▶ _SET PROBLEM_
Scan the entries below and count the lines holding the string "this". Supply only the number.
--------------------------------------------------
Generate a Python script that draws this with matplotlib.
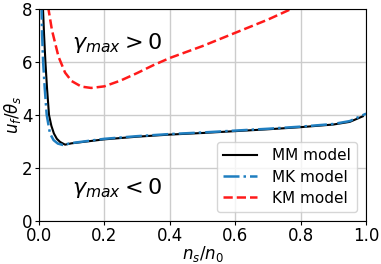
import matplotlib
matplotlib.use("Agg")
import matplotlib.pyplot as plt

# values
mm_x = [0.012, 0.016, 0.02, 0.025, 0.031, 0.038, 0.046, 0.055, 0.065, 0.08,
        0.1, 0.2, 0.3, 0.4, 0.5, 0.6, 0.7, 0.8, 0.9, 0.95, 0.99]
mm_y = [8.2, 7.0, 6.0, 5.0, 4.0, 3.6, 3.3, 3.1, 2.98, 2.88,
        2.93, 3.08, 3.18, 3.26, 3.32, 3.39, 3.46, 3.54, 3.64, 3.74, 3.95]

mk_x = [0.008, 0.01, 0.013, 0.018, 0.024, 0.034, 0.045, 0.058, 0.073,
        0.1, 0.2, 0.3, 0.4, 0.5, 0.6, 0.7, 0.8, 0.9, 0.95, 1.0]
mk_y = [8.2, 7.0, 6.0, 5.0, 4.0, 3.3, 3.05, 2.92, 2.87,
        2.94, 3.1, 3.2, 3.28, 3.34, 3.41, 3.48, 3.56, 3.66, 3.77, 4.05]

km_x = [0.028, 0.04, 0.06, 0.08, 0.1, 0.13, 0.16, 0.2, 0.25, 0.3,
        0.35, 0.4, 0.46, 0.5, 0.6, 0.7, 0.78]
km_y = [8.1, 7.2, 6.2, 5.6, 5.28, 5.07, 5.02, 5.08, 5.3, 5.58,
        5.88, 6.15, 6.42, 6.6, 7.1, 7.6, 8.05]

fig = plt.figure(figsize=(3.81, 2.64), dpi=100)
ax = fig.add_axes([0.102, 0.163, 0.859, 0.803])

ax.plot(mm_x, mm_y, color='black', lw=1.5, label='MM model')
ax.plot(mk_x, mk_y, color='#1f7ec0', lw=1.8, ls='-.', label='MK model')
ax.plot(km_x, km_y, color='#ff1a1a', lw=1.8, ls='--', label='KM model')

ax.text(0.1, 6.7, r'$\gamma_{max} > 0$', fontsize=16, va='center')
ax.text(0.1, 1.25, r'$\gamma_{max} < 0$', fontsize=16, va='center')

ax.set_xlim(0, 1)
ax.set_ylim(0, 8)
ax.set_xticks([0, 0.2, 0.4, 0.6, 0.8, 1.0])
ax.set_yticks([0, 2, 4, 6, 8])
ax.tick_params(labelsize=12, pad=1.5, length=3)
ax.grid(True, color='#cccccc', lw=1)
ax.set_xlabel(r'$n_s/n_0$', fontsize=12, labelpad=-1)
ax.set_ylabel(r'$u_f/\theta_s$', fontsize=12, labelpad=-1)
ax.legend(loc='lower right', fontsize=11, handlelength=2.2, handletextpad=1.0,
          labelspacing=0.4, borderaxespad=0.6, framealpha=0.8)

fig.savefig('out.png', dpi=100)
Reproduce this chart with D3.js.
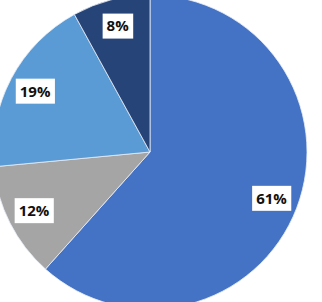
<!DOCTYPE html>
<html>
<head>
<meta charset="utf-8">
<script src="https://cdn.jsdelivr.net/npm/d3@7"></script>
<style>
  html, body { margin: 0; padding: 0; background: #fff; }
  svg { display: block; }
</style>
</head>
<body>
<svg id="chart" width="322" height="302"></svg>
<script>
var categories = ["A", "B", "C", "D"]
var values = [61.6, 11.9, 18.5, 8.0]
var labels = ["61%", "12%", "19%", "8%"]
var colors = ["#4472c4", "#a5a5a5", "#5b9bd5", "#264478"]

var width = 322, height = 302
var cx = 150, cy = 152, radius = 157

var svg = d3.select("#chart")
var g = svg.append("g").attr("transform", "translate(" + cx + "," + cy + ")")

var data = categories.map(function (c, i) {
  return { name: c, value: values[i], label: labels[i], color: colors[i] }
})

var pie = d3.pie()
  .sort(null)
  .value(function (d) { return d.value })

var arc = d3.arc().innerRadius(0).outerRadius(radius)
var labelArc = d3.arc().innerRadius(130).outerRadius(130)

var arcs = pie(data)

g.selectAll("path.slice")
  .data(arcs)
  .enter()
  .append("path")
  .attr("class", "slice")
  .attr("d", arc)
  .attr("fill", function (d) { return d.data.color })
  .attr("stroke", "#e8eef6")
  .attr("stroke-width", 0.8)

// labels: white boxes with bold text
var lab = g.selectAll("g.lab")
  .data(arcs)
  .enter()
  .append("g")
  .attr("class", "lab")
  .attr("transform", function (d) {
    var c = labelArc.centroid(d)
    return "translate(" + c[0] + "," + c[1] + ")"
  })

var rects = lab.append("rect").attr("fill", "#fff")

var texts = lab.append("text")
  .attr("text-anchor", "middle")
  .attr("dy", "0.36em")
  .attr("font-family", "'Open Sans', sans-serif")
  .attr("font-weight", "bold")
  .attr("font-size", 15)
  .attr("fill", "#111")
  .text(function (d) { return d.data.label })

texts.each(function (d, i) {
  var bb = this.getBBox()
  d3.select(rects.nodes()[i])
    .attr("x", bb.x - 4)
    .attr("y", -12.5)
    .attr("width", bb.width + 8)
    .attr("height", 25)
})
</script>
</body>
</html>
--------------------------------------------------
▶ _TASK SOLUTION_
3